Repeat all of the material below exactly as written, images excluded.

▸ SOURCE EXCERPT

--------------------------------------------------

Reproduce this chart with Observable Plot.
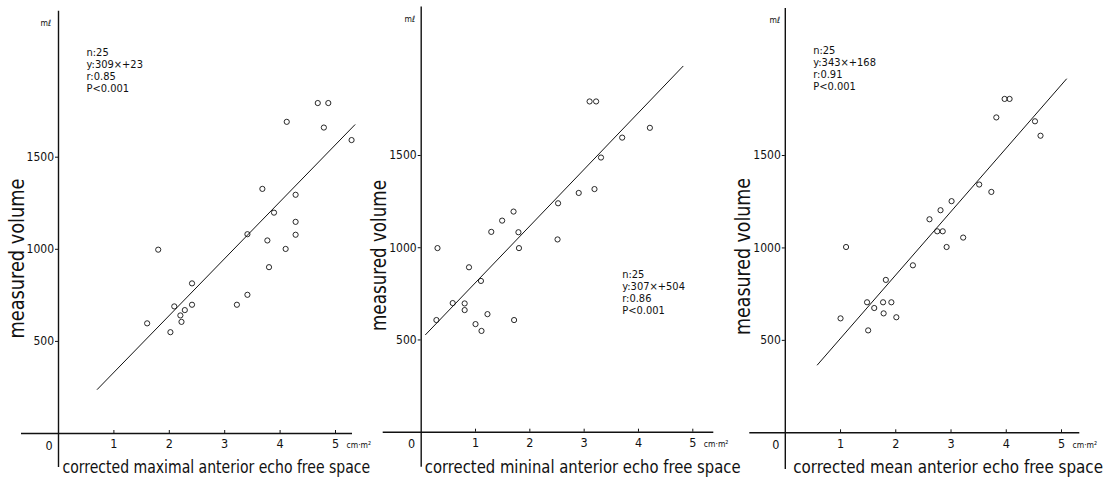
<!DOCTYPE html>
<html><head><meta charset="utf-8">
<script src="https://cdn.jsdelivr.net/npm/d3@7"></script>
<script src="https://cdn.jsdelivr.net/npm/@observablehq/plot@0.6"></script>
<style>
body{margin:0;background:#fff;}
#wrap{position:relative;width:1118px;height:489px;overflow:hidden;background:#fff;}
#wrap svg{position:absolute;top:0;overflow:visible;}
</style></head><body><div id="wrap"></div>
<script>
// ---- data ----
const xTicks = [1, 2, 3, 4, 5];
const yTicks = [500, 1000, 1500];
const yLabel = "measured volume";
const xUnit = "cm·m²";
const yUnit = "mℓ";
const xLabels = [
  "corrected maximal anterior echo free space",
  "corrected mininal anterior echo free space",
  "corrected mean anterior echo free space"
];
const stats = [
  ["n:25", "y:309×+23", "r:0.85", "P<0.001"],
  ["n:25", "y:307×+504", "r:0.86", "P<0.001"],
  ["n:25", "y:343×+168", "r:0.91", "P<0.001"]
];
const slopes = [309, 307, 343];
const intercepts = [23, 504, 168];
const fitFrom = [0.70, 0.08, 0.58];
const fitTo = [5.35, 4.82, 5.09];

const maximalX = [4.68, 4.87, 4.12, 4.79, 5.29, 3.68, 4.28, 3.89, 4.28, 3.41, 4.28, 3.77, 4.10, 1.80, 3.80, 2.41, 3.41, 2.09, 3.22, 2.41, 2.28, 2.20, 2.22, 1.60, 2.02];
const maximalY = [1794, 1794, 1692, 1661, 1593, 1328, 1296, 1199, 1149, 1082, 1079, 1048, 1002, 998, 903, 815, 753, 690, 699, 699, 670, 641, 606, 598, 550];
const minimalX = [3.10, 3.22, 4.21, 3.70, 3.31, 2.90, 3.19, 2.52, 1.70, 1.49, 1.29, 1.79, 2.51, 1.80, 0.30, 0.88, 1.10, 0.58, 0.80, 0.80, 0.28, 1.22, 1.00, 1.71, 1.11];
const minimalY = [1793, 1793, 1650, 1597, 1489, 1297, 1318, 1241, 1196, 1147, 1086, 1084, 1045, 998, 998, 894, 820, 700, 698, 662, 608, 640, 586, 608, 549];
const meanX = [3.97, 4.06, 3.82, 4.52, 4.62, 3.51, 3.73, 3.01, 2.81, 2.61, 2.75, 2.85, 3.22, 2.92, 1.10, 2.31, 1.82, 1.48, 1.77, 1.92, 1.61, 1.78, 1.00, 2.01, 1.50];
const meanY = [1806, 1806, 1706, 1685, 1607, 1343, 1303, 1253, 1204, 1155, 1090, 1090, 1056, 1005, 1005, 906, 827, 706, 706, 706, 675, 646, 619, 625, 554];

const seriesX = [maximalX, minimalX, meanX];
const seriesY = [maximalY, minimalY, meanY];

// ---- layout (pixels, page coordinates) ----
const FONT = "'Liberation Sans Narrow','DejaVu Sans Condensed','Liberation Sans',Arial,sans-serif";
const layout = [
  {L: 0,   W: 372, x0: 58,    x5: 335,    y0: 433,   y1500: 156.7, axL: 21,    axR: 352,    axT: 10.7, axB: 467,
   unitX: 40, unitY: 19, statX: 86, statY: 47.5, labStart: 62, labLen: 308, yLabY: 258, yLabLen: 160},
  {L: 370, W: 370, x0: 420.7, x5: 692.3,  y0: 431.7, y1500: 155,   axL: 382.7, axR: 713.3,  axT: 6.5,  axB: 466.7,
   unitX: 404, unitY: 15, statX: 621.7, statY: 269, labStart: 424.3, labLen: 316, yLabY: 255, yLabLen: 151},
  {L: 740, W: 378, x0: 784.8, x5: 1061,   y0: 432.3, y1500: 155,   axL: 749.3, axR: 1079.3, axT: 8,    axB: 469,
   unitX: 769, unitY: 16.7, statX: 812.7, statY: 45.5, labStart: 792.7, labLen: 310, yLabY: 256, yLabLen: 157}
];

const wrap = document.getElementById("wrap");
const H = 489;

function fitLength(el, target) {
  const natural = el.getComputedTextLength();
  if (!natural) return;
  const s = target / natural;
  const tr = el.getAttribute("transform") || "";
  el.setAttribute("transform", tr + ` scale(${s.toFixed(4)},1)`);
}

layout.forEach((g, i) => {
  const mL = g.x0 - g.L;
  const mR = g.W - (g.x5 - g.L);
  const mT = g.y1500;
  const mB = H - g.y0;
  const kx = (g.x5 - g.x0) / 5;
  const ky = (g.y0 - g.y1500) / 1500;
  const pts = seriesX[i].map((x, j) => ({x, y: seriesY[i][j]}));
  const fit = [fitFrom[i], fitTo[i]].map(x => ({x, y: slopes[i] * x + intercepts[i]}));
  const xExt = [(g.axL - g.x0) / kx, (g.axR - g.x0) / kx];
  const yExt = [(g.y0 - g.axB) / ky, (g.y0 - g.axT) / ky];

  const svg = Plot.plot({
    width: g.W, height: H,
    marginLeft: mL, marginRight: mR, marginTop: mT, marginBottom: mB,
    x: {domain: [0, 5]},
    y: {domain: [0, 1500]},
    style: {fontFamily: FONT, background: "transparent", color: "#111", overflow: "visible"},
    marks: [
      Plot.ruleY([0], {x1: xExt[0], x2: xExt[1], stroke: "#111", strokeWidth: 1.4}),
      Plot.ruleX([0], {y1: yExt[0], y2: yExt[1], stroke: "#111", strokeWidth: 1.4}),
      Plot.ruleX(xTicks, {x: d => d, y1: 0, y2: 0, insetTop: -3, stroke: "#111", strokeWidth: 1}),
      Plot.axisY(yTicks, {anchor: "left", tickSize: 3, tickPadding: 1.5, fontSize: 12, label: null, stroke: "#111", tickFormat: d => String(d)}),
      Plot.axisX(xTicks, {anchor: "bottom", tickSize: 0, tickPadding: 6, fontSize: 12.5, label: null, tickFormat: d => String(d)}),
      Plot.text(["0"], {x: 0, y: 0, dx: -9.5, dy: 12, fontSize: 12.5, fill: "#111"}),
      Plot.text([xUnit], {x: 5, y: 0, dx: 11, dy: 12, textAnchor: "start", fontSize: 8.5, fill: "#111"}),
      Plot.text([yUnit], {frameAnchor: "top-left", dx: g.unitX - g.x0, dy: g.unitY - mT, textAnchor: "start", fontSize: 8.5, fill: "#111"}),
      Plot.text([stats[i].join("\n")], {frameAnchor: "top-left", dx: g.statX - g.x0, dy: g.statY - mT, textAnchor: "start", lineAnchor: "top", lineHeight: 1.08, fontSize: 11, fill: "#111"}),
      Plot.text([yLabel], {frameAnchor: "top-left", dx: -42, dy: g.yLabY - mT, rotate: -90, textAnchor: "middle", lineAnchor: "middle", fontSize: 22, fill: "#111"}),
      Plot.text([xLabels[i]], {x: 0, y: 0, dx: g.labStart - g.x0, dy: 467 - g.y0, textAnchor: "start", lineAnchor: "middle", fontSize: 18, fill: "#111"}),
      Plot.line(fit, {x: "x", y: "y", stroke: "#111", strokeWidth: 1}),
      Plot.dot(pts, {x: "x", y: "y", r: 2.6, stroke: "#111", strokeWidth: 0.9, fill: "none"})
    ]
  });
  svg.style.left = g.L + "px";
  wrap.appendChild(svg);
  d3.select(svg).selectAll("text").each(function () {
    const t = this.textContent;
    if (t === yLabel) fitLength(this, g.yLabLen);
    if (t === xLabels[i]) fitLength(this, g.labLen);
  });
});
</script>
</body></html>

--------------------------------------------------

▸ RESULT OF THE EXERCISE
Reproduce this chart with Observable Plot.
<!DOCTYPE html>
<html><head><meta charset="utf-8">
<script src="https://cdn.jsdelivr.net/npm/d3@7"></script>
<script src="https://cdn.jsdelivr.net/npm/@observablehq/plot@0.6"></script>
<style>
body{margin:0;background:#fff;}
#wrap{position:relative;width:1118px;height:489px;overflow:hidden;background:#fff;}
#wrap svg{position:absolute;top:0;overflow:visible;}
</style></head><body><div id="wrap"></div>
<script>
// ---- data ----
const xTicks = [1, 2, 3, 4, 5];
const yTicks = [500, 1000, 1500];
const yLabel = "measured volume";
const xUnit = "cm·m²";
const yUnit = "mℓ";
const xLabels = [
  "corrected maximal anterior echo free space",
  "corrected mininal anterior echo free space",
  "corrected mean anterior echo free space"
];
const stats = [
  ["n:25", "y:309×+23", "r:0.85", "P<0.001"],
  ["n:25", "y:307×+504", "r:0.86", "P<0.001"],
  ["n:25", "y:343×+168", "r:0.91", "P<0.001"]
];
const slopes = [309, 307, 343];
const intercepts = [23, 504, 168];
const fitFrom = [0.70, 0.08, 0.58];
const fitTo = [5.35, 4.82, 5.09];

const maximalX = [4.68, 4.87, 4.12, 4.79, 5.29, 3.68, 4.28, 3.89, 4.28, 3.41, 4.28, 3.77, 4.10, 1.80, 3.80, 2.41, 3.41, 2.09, 3.22, 2.41, 2.28, 2.20, 2.22, 1.60, 2.02];
const maximalY = [1794, 1794, 1692, 1661, 1593, 1328, 1296, 1199, 1149, 1082, 1079, 1048, 1002, 998, 903, 815, 753, 690, 699, 699, 670, 641, 606, 598, 550];
const minimalX = [3.10, 3.22, 4.21, 3.70, 3.31, 2.90, 3.19, 2.52, 1.70, 1.49, 1.29, 1.79, 2.51, 1.80, 0.30, 0.88, 1.10, 0.58, 0.80, 0.80, 0.28, 1.22, 1.00, 1.71, 1.11];
const minimalY = [1793, 1793, 1650, 1597, 1489, 1297, 1318, 1241, 1196, 1147, 1086, 1084, 1045, 998, 998, 894, 820, 700, 698, 662, 608, 640, 586, 608, 549];
const meanX = [3.97, 4.06, 3.82, 4.52, 4.62, 3.51, 3.73, 3.01, 2.81, 2.61, 2.75, 2.85, 3.22, 2.92, 1.10, 2.31, 1.82, 1.48, 1.77, 1.92, 1.61, 1.78, 1.00, 2.01, 1.50];
const meanY = [1806, 1806, 1706, 1685, 1607, 1343, 1303, 1253, 1204, 1155, 1090, 1090, 1056, 1005, 1005, 906, 827, 706, 706, 706, 675, 646, 619, 625, 554];

const seriesX = [maximalX, minimalX, meanX];
const seriesY = [maximalY, minimalY, meanY];

// ---- layout (pixels, page coordinates) ----
const FONT = "'Liberation Sans Narrow','DejaVu Sans Condensed','Liberation Sans',Arial,sans-serif";
const layout = [
  {L: 0,   W: 372, x0: 58,    x5: 335,    y0: 433,   y1500: 156.7, axL: 21,    axR: 352,    axT: 10.7, axB: 467,
   unitX: 40, unitY: 19, statX: 86, statY: 47.5, labStart: 62, labLen: 308, yLabY: 258, yLabLen: 160},
  {L: 370, W: 370, x0: 420.7, x5: 692.3,  y0: 431.7, y1500: 155,   axL: 382.7, axR: 713.3,  axT: 6.5,  axB: 466.7,
   unitX: 404, unitY: 15, statX: 621.7, statY: 269, labStart: 424.3, labLen: 316, yLabY: 255, yLabLen: 151},
  {L: 740, W: 378, x0: 784.8, x5: 1061,   y0: 432.3, y1500: 155,   axL: 749.3, axR: 1079.3, axT: 8,    axB: 469,
   unitX: 769, unitY: 16.7, statX: 812.7, statY: 45.5, labStart: 792.7, labLen: 310, yLabY: 256, yLabLen: 157}
];

const wrap = document.getElementById("wrap");
const H = 489;

function fitLength(el, target) {
  const natural = el.getComputedTextLength();
  if (!natural) return;
  const s = target / natural;
  const tr = el.getAttribute("transform") || "";
  el.setAttribute("transform", tr + ` scale(${s.toFixed(4)},1)`);
}

layout.forEach((g, i) => {
  const mL = g.x0 - g.L;
  const mR = g.W - (g.x5 - g.L);
  const mT = g.y1500;
  const mB = H - g.y0;
  const kx = (g.x5 - g.x0) / 5;
  const ky = (g.y0 - g.y1500) / 1500;
  const pts = seriesX[i].map((x, j) => ({x, y: seriesY[i][j]}));
  const fit = [fitFrom[i], fitTo[i]].map(x => ({x, y: slopes[i] * x + intercepts[i]}));
  const xExt = [(g.axL - g.x0) / kx, (g.axR - g.x0) / kx];
  const yExt = [(g.y0 - g.axB) / ky, (g.y0 - g.axT) / ky];

  const svg = Plot.plot({
    width: g.W, height: H,
    marginLeft: mL, marginRight: mR, marginTop: mT, marginBottom: mB,
    x: {domain: [0, 5]},
    y: {domain: [0, 1500]},
    style: {fontFamily: FONT, background: "transparent", color: "#111", overflow: "visible"},
    marks: [
      Plot.ruleY([0], {x1: xExt[0], x2: xExt[1], stroke: "#111", strokeWidth: 1.4}),
      Plot.ruleX([0], {y1: yExt[0], y2: yExt[1], stroke: "#111", strokeWidth: 1.4}),
      Plot.ruleX(xTicks, {x: d => d, y1: 0, y2: 0, insetTop: -3, stroke: "#111", strokeWidth: 1}),
      Plot.axisY(yTicks, {anchor: "left", tickSize: 3, tickPadding: 1.5, fontSize: 12, label: null, stroke: "#111", tickFormat: d => String(d)}),
      Plot.axisX(xTicks, {anchor: "bottom", tickSize: 0, tickPadding: 6, fontSize: 12.5, label: null, tickFormat: d => String(d)}),
      Plot.text(["0"], {x: 0, y: 0, dx: -9.5, dy: 12, fontSize: 12.5, fill: "#111"}),
      Plot.text([xUnit], {x: 5, y: 0, dx: 11, dy: 12, textAnchor: "start", fontSize: 8.5, fill: "#111"}),
      Plot.text([yUnit], {frameAnchor: "top-left", dx: g.unitX - g.x0, dy: g.unitY - mT, textAnchor: "start", fontSize: 8.5, fill: "#111"}),
      Plot.text([stats[i].join("\n")], {frameAnchor: "top-left", dx: g.statX - g.x0, dy: g.statY - mT, textAnchor: "start", lineAnchor: "top", lineHeight: 1.08, fontSize: 11, fill: "#111"}),
      Plot.text([yLabel], {frameAnchor: "top-left", dx: -42, dy: g.yLabY - mT, rotate: -90, textAnchor: "middle", lineAnchor: "middle", fontSize: 22, fill: "#111"}),
      Plot.text([xLabels[i]], {x: 0, y: 0, dx: g.labStart - g.x0, dy: 467 - g.y0, textAnchor: "start", lineAnchor: "middle", fontSize: 18, fill: "#111"}),
      Plot.line(fit, {x: "x", y: "y", stroke: "#111", strokeWidth: 1}),
      Plot.dot(pts, {x: "x", y: "y", r: 2.6, stroke: "#111", strokeWidth: 0.9, fill: "none"})
    ]
  });
  svg.style.left = g.L + "px";
  wrap.appendChild(svg);
  d3.select(svg).selectAll("text").each(function () {
    const t = this.textContent;
    if (t === yLabel) fitLength(this, g.yLabLen);
    if (t === xLabels[i]) fitLength(this, g.labLen);
  });
});
</script>
</body></html>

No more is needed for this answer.